SEN: Expanding the court under a Biden administration would increase the number of justices — I’ve heard anything from two to nine or something. I don’t think there’s a clear frontrunner in terms of a plan. My sense is that this is something that people who are more ideologically to the far left are supportive of. My reading of the politics of it is that moderates like [Democratic presidential nominee Joe] Biden and [Sen. Dianne] Feinstein and [Sen. Joe] Manchin are not really supportive of it. It really is a nuclear option. The one that’s the most politically viable is term limits because there are reasons why Republicans might find that appealing; and there are reasons why Democrats would find that appealing.
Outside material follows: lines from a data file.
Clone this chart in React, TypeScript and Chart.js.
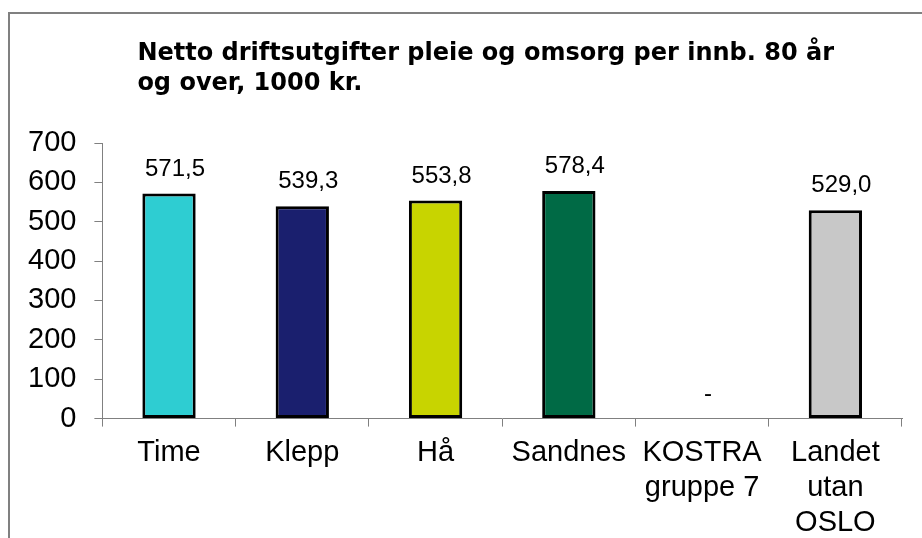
import React, { useEffect, useRef } from "react";
import { Chart, registerables } from "chart.js";

Chart.register(...registerables);

const titleLines = ["Netto driftsutgifter pleie og omsorg per innb. 80 år", "og over, 1000 kr."];
const categories: (string | string[])[] = ["Time", "Klepp", "Hå", "Sandnes", ["KOSTRA", "gruppe 7"], ["Landet", "utan", "OSLO"]];
const values: (number | null)[] = [571.5, 539.3, 553.8, 578.4, null, 529.0];
const barColors = ["#2ECDD2", "#1A1F6E", "#C8D400", "#006A45", "#C8C8C8", "#C8C8C8"];
const yMin = 0;
const yMax = 700;
const yStep = 100;

const fmt = (v: number | null) => (v === null ? "-" : v.toFixed(1).replace(".", ","));

const titlePlugin = {
  id: "leftTitle",
  afterDraw(chart: any) {
    const ctx = chart.ctx;
    const area = chart.chartArea;
    ctx.save();
    ctx.fillStyle = "#000";
    ctx.font = "bold 24px 'DejaVu Sans'";
    ctx.textAlign = "left";
    ctx.textBaseline = "alphabetic";
    titleLines.forEach((line, i) => {
      ctx.fillText(line, area.left + 35, 46 + i * 30);
    });
    ctx.restore();
  },
};

const valueLabelPlugin = {
  id: "valueLabels",
  afterDatasetsDraw(chart: any) {
    const ctx = chart.ctx;
    const meta = chart.getDatasetMeta(0);
    const xs = chart.scales.x;
    const ys = chart.scales.y;
    ctx.save();
    ctx.fillStyle = "#000";
    ctx.font = "24px 'Liberation Sans', Arial, sans-serif";
    ctx.textAlign = "center";
    ctx.textBaseline = "alphabetic";
    values.forEach((v, i) => {
      const x = xs.getPixelForValue(i) + 6;
      const y = v === null ? ys.getPixelForValue(0) : meta.data[i].y;
      ctx.fillText(fmt(v), x, y - 18);
    });
    ctx.restore();
  },
};

export default function App() {
  const ref = useRef<HTMLCanvasElement | null>(null);

  useEffect(() => {
    if (!ref.current) return;
    const chart = new Chart(ref.current, {
      type: "bar",
      data: {
        labels: categories,
        datasets: [
          {
            data: values,
            backgroundColor: barColors,
            borderColor: "#000",
            borderWidth: 3,
            borderSkipped: false,
            barPercentage: 0.4,
            categoryPercentage: 1,
          },
        ],
      },
      options: {
        animation: false,
        responsive: false,
        layout: { padding: { left: 0, top: 129, right: 20, bottom: 5 } },
        plugins: {
          legend: { display: false },
          title: { display: false },
          tooltip: { enabled: false },
        },
        scales: {
          x: {
            grid: { offset: true, drawOnChartArea: false, drawTicks: true, tickLength: 8, color: "#808080" },
            border: { display: true, color: "#808080", width: 1 },
            ticks: {
              color: "#000",
              padding: 9,
              maxRotation: 0,
              autoSkip: false,
              font: { family: "'Liberation Sans', Arial, sans-serif", size: 29, lineHeight: 1.2 },
            },
          },
          y: {
            min: yMin,
            max: yMax,
            grid: { drawOnChartArea: false, drawTicks: true, tickLength: 8, color: "#808080" },
            border: { display: true, color: "#808080", width: 1 },
            ticks: {
              stepSize: yStep,
              color: "#000",
              padding: 18,
              font: { family: "'Liberation Sans', Arial, sans-serif", size: 29 },
            },
          },
        },
      },
      plugins: [titlePlugin, valueLabelPlugin],
    });
    return () => chart.destroy();
  }, []);

  return (
    <div style={{ position: "fixed", left: 0, top: 0, width: 922, height: 538, overflow: "hidden", background: "#fff" }}>
      <div
        style={{
          position: "absolute",
          left: 8,
          top: 12,
          width: 1000,
          height: 700,
          borderLeft: "2px solid #808080",
          borderTop: "2px solid #808080",
        }}
      >
        <canvas ref={ref} width={912} height={540} style={{ position: "absolute", left: 0, top: 0 }} />
      </div>
    </div>
  );
}
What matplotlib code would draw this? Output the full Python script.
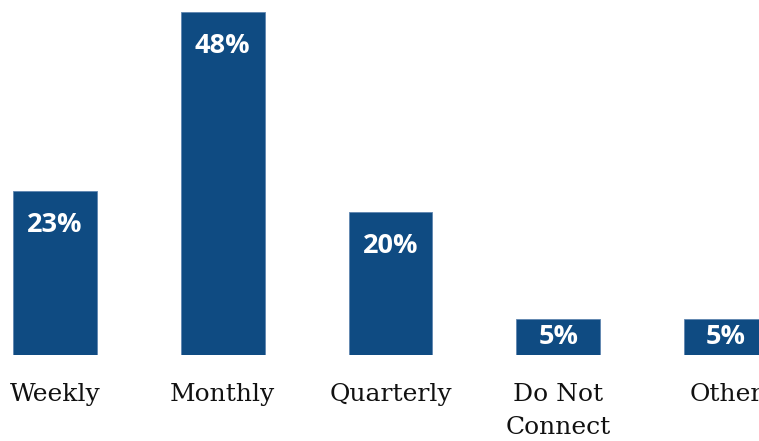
import matplotlib.pyplot as plt
import numpy as np

categories = ["Weekly", "Monthly", "Quarterly", "Do Not\nConnect", "Other"]
values = [23, 48, 20, 5, 5]
labels = ["23%", "48%", "20%", "5%", "5%"]

W, H = 759, 441
bar_color = "#0f4b82"
px_per_unit = 7.15
base_px = 355  # bar baseline, px from top

fig = plt.figure(figsize=(W / 100, H / 100), dpi=100)
ax = fig.add_axes([0, 1 - base_px / H, 1, base_px / H])

x = np.arange(len(categories))
spacing = 167.75
x0 = -55 / spacing
ax.set_xlim(x0, x0 + W / spacing)
ax.set_ylim(0, base_px / px_per_unit)

ax.bar(x, values, width=0.5, color=bar_color, edgecolor="#5f86b0", linewidth=0.6)

for xi, v, lab in zip(x, values, labels):
    bar_px = v * px_per_unit
    off = min(34, bar_px / 2)
    ax.text(xi, v - off / px_per_unit, lab, ha="center", va="center",
            color="white", fontsize=19.5, fontweight="bold", family=["Open Sans", "DejaVu Sans"])

ax.axis("off")

# category labels (the last one runs off the right edge, as in the original)
for xi, cat in zip(x, categories):
    xf = (xi - x0) * spacing / W
    fig.text(xf, 1 - 383 / H, cat, ha="center", va="top", fontsize=18,
             family="DejaVu Serif", color="#111111", linespacing=1.55)

fig.savefig("out.png", dpi=100, facecolor="white")
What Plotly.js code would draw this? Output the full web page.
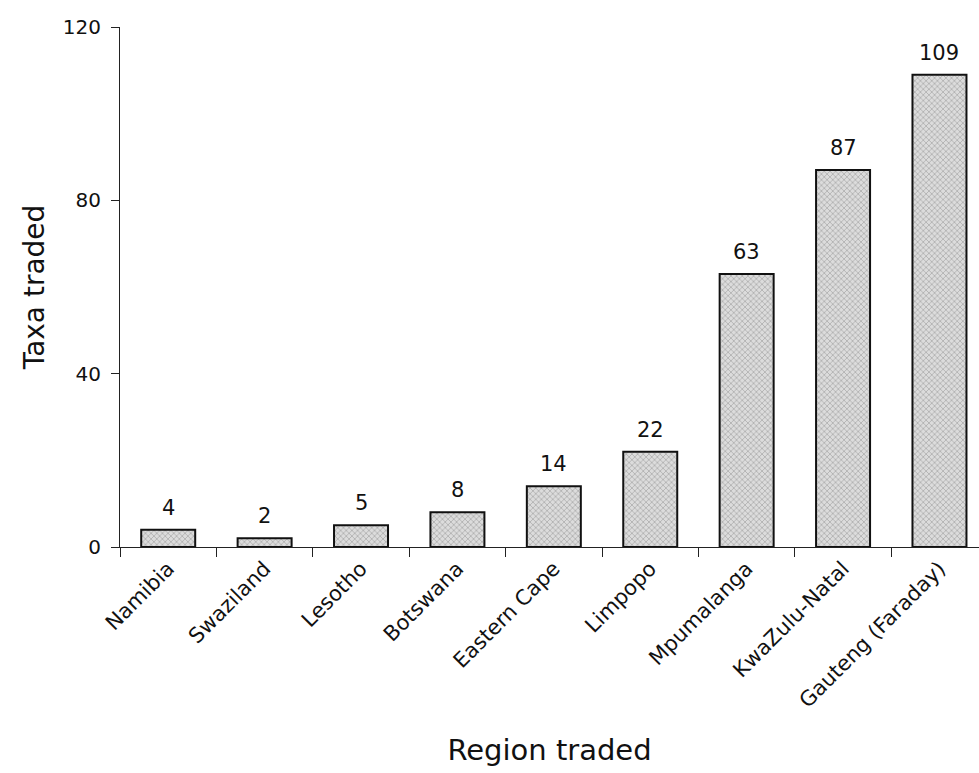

So it seems like there’s more common support for term limits. For Republicans, it’s attractive because you don’t get these [judges] who drift toward the liberal side over time, which is something they’re very worried about. You don’t get the Earl Warrens. For Democrats, you don’t get people who refuse to retire.

GAZETTE: What effect does a Supreme Court that’s out of step ideologically with the electorate have on democracy?

SEN: We have some inklings based on decisions that the Roberts court has rendered on voting rights, and we know the conservative bloc is less supportive of expansive voting rights. They are more tolerant of partisan gerrymandering; they were willing to strike down portions of the Voting Rights Act in 2013. So the expectation is that this is not a court that is going to be friendly to voting rights. And so, the real concern that people who operate at the intersection of judicial politics and electoral politics have is that this is a court that could potentially undermine electoral and democratic systems in the United States and make it harder for people to vote than it is currently. If you have that, it just gets harder and harder to vote, and districts become more and more gerrymandered, and so that just entrenches a certain party in power. And in this case, that would be the Republican Party. That’s the worry. Once you undermine the way that our elected officials are elected, it’s really tough to bounce back from that. You have to consistently rely on these huge margins of victory to regain some semblance of representation. And that’s really hard.

This interview has been edited for clarity and length.